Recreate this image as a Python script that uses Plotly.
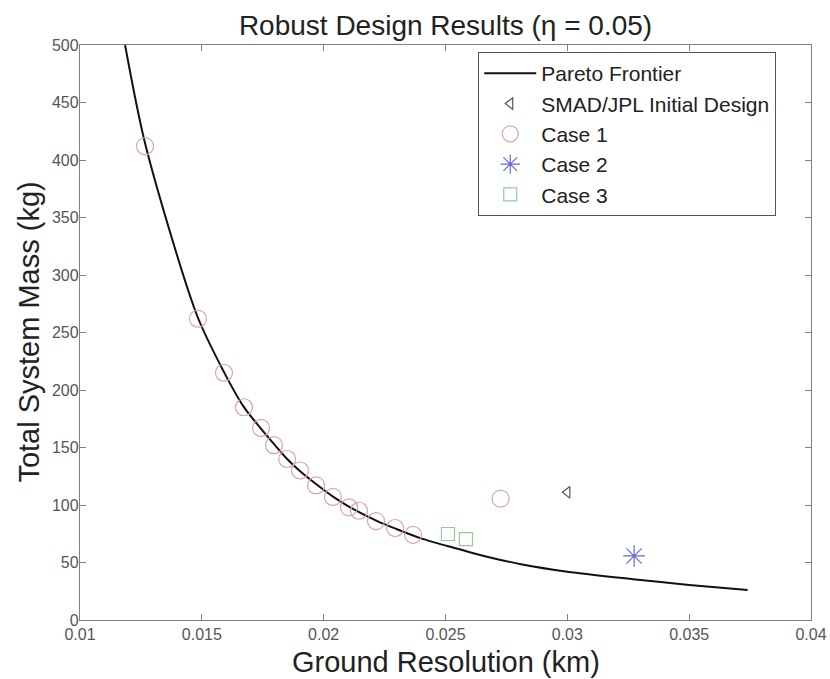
import plotly.graph_objects as go

# Pareto frontier
pareto_x = [0.01185, 0.0127, 0.0148, 0.0159, 0.0167, 0.0174, 0.0180, 0.0185, 0.0190,
            0.0197, 0.0204, 0.0210, 0.0222, 0.0230, 0.0240, 0.0253, 0.0267, 0.0281,
            0.0300, 0.0327, 0.0350, 0.0374]
pareto_y = [500, 412, 265, 216, 186, 167, 152, 140, 130,
            118, 107, 99, 86, 79, 71, 63, 55, 48.5,
            42, 35.5, 30.5, 26]

smad_x = [0.0300]
smad_y = [111]

case1_x = [0.01267, 0.01484, 0.01591, 0.01673, 0.01743, 0.01796, 0.01850, 0.01903,
           0.01969, 0.02038, 0.02104, 0.02145, 0.02215, 0.02293, 0.02367, 0.02726]
case1_y = [412, 262, 215, 185, 167, 152, 140, 130,
           117, 107, 98, 95, 86, 80, 74, 105.5]

case2_x = [0.03274]
case2_y = [55.7]

case3_x = [0.02510, 0.02584]
case3_y = [74.8, 70.4]

x_ticks = [0.01, 0.015, 0.02, 0.025, 0.03, 0.035, 0.04]
x_tick_labels = ["0.01", "0.015", "0.02", "0.025", "0.03", "0.035", "0.04"]
y_ticks = [0, 50, 100, 150, 200, 250, 300, 350, 400, 450, 500]

FONT = "Arial, Liberation Sans, sans-serif"

fig = go.Figure()
fig.add_trace(go.Scatter(x=pareto_x, y=pareto_y, mode="lines", name="Pareto Frontier",
                         line=dict(color="#111111", width=2, shape="spline", smoothing=0.8)))
fig.add_trace(go.Scatter(x=smad_x, y=smad_y, mode="markers", name="SMAD/JPL Initial Design",
                         marker=dict(symbol="triangle-left-open", size=10, color="#555555",
                                     line=dict(width=1.2, color="#555555"))))
fig.add_trace(go.Scatter(x=case1_x, y=case1_y, mode="markers", name="Case 1",
                         marker=dict(symbol="circle-open", size=17, color="#d9a3ad",
                                     line=dict(width=1.2, color="#d9a3ad"))))
fig.add_trace(go.Scatter(x=case2_x, y=case2_y, mode="markers", name="Case 2",
                         marker=dict(symbol="asterisk-open", size=18, color="#6a6ad8",
                                     line=dict(width=1.2, color="#6a6ad8"))))
fig.add_trace(go.Scatter(x=case3_x, y=case3_y, mode="markers", name="Case 3",
                         marker=dict(symbol="square-open", size=13, color="#8fcf95",
                                     line=dict(width=1.2, color="#8fcf95"))))

axis_common = dict(showgrid=False, zeroline=False, showline=True, linecolor="#808080",
                   linewidth=1.3, mirror="ticks", ticks="inside", ticklen=6,
                   tickcolor="#808080", automargin=False,
                   tickfont=dict(family=FONT, size=16, color="#555555"))

fig.update_layout(
    width=830, height=679,
    margin=dict(l=80, r=19, t=45, b=59, autoexpand=False),
    paper_bgcolor="white", plot_bgcolor="white",
    font=dict(family=FONT, color="#222222"),
    title=dict(text="Robust Design Results (\u03b7 = 0.05)", x=0.5, xref="paper",
               xanchor="center", y=1 - 25 / 679, yref="container", yanchor="middle",
               font=dict(size=28, color="#222222")),
    xaxis=dict(range=[0.01, 0.04], tickvals=x_ticks, ticktext=x_tick_labels,
               ticklabelstandoff=0, **axis_common),
    yaxis=dict(range=[0, 500], tickvals=y_ticks, ticklabelstandoff=-3, **axis_common),
    legend=dict(x=0.5445, y=0.988, xanchor="left", yanchor="top",
                bgcolor="white", bordercolor="#555555", borderwidth=1.2,
                font=dict(size=21, color="#222222"), itemwidth=52,
                tracegroupgap=0),
    showlegend=True,
    annotations=[
        dict(text="Ground Resolution (km)", xref="paper", yref="paper", x=0.5, y=-0.073,
             xanchor="center", yanchor="middle", showarrow=False,
             font=dict(family=FONT, size=29, color="#222222")),
        dict(text="Total System Mass (kg)", xref="paper", yref="paper", x=-0.071, y=0.5,
             xanchor="center", yanchor="middle", textangle=-90, showarrow=False,
             font=dict(family=FONT, size=29, color="#222222")),
    ],
)

fig.write_html("out.html", config={"displayModeBar": False},
               post_script="document.body.style.margin='0';document.body.style.overflow='hidden';")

• Given task:
The lines from the top of the data above through the one holding "import plotly.graph_objects as go" are to be repeated exactly, and only those, with no pictures.

• Correct answer:
Recreate this image as a Python script that uses Plotly.
import plotly.graph_objects as go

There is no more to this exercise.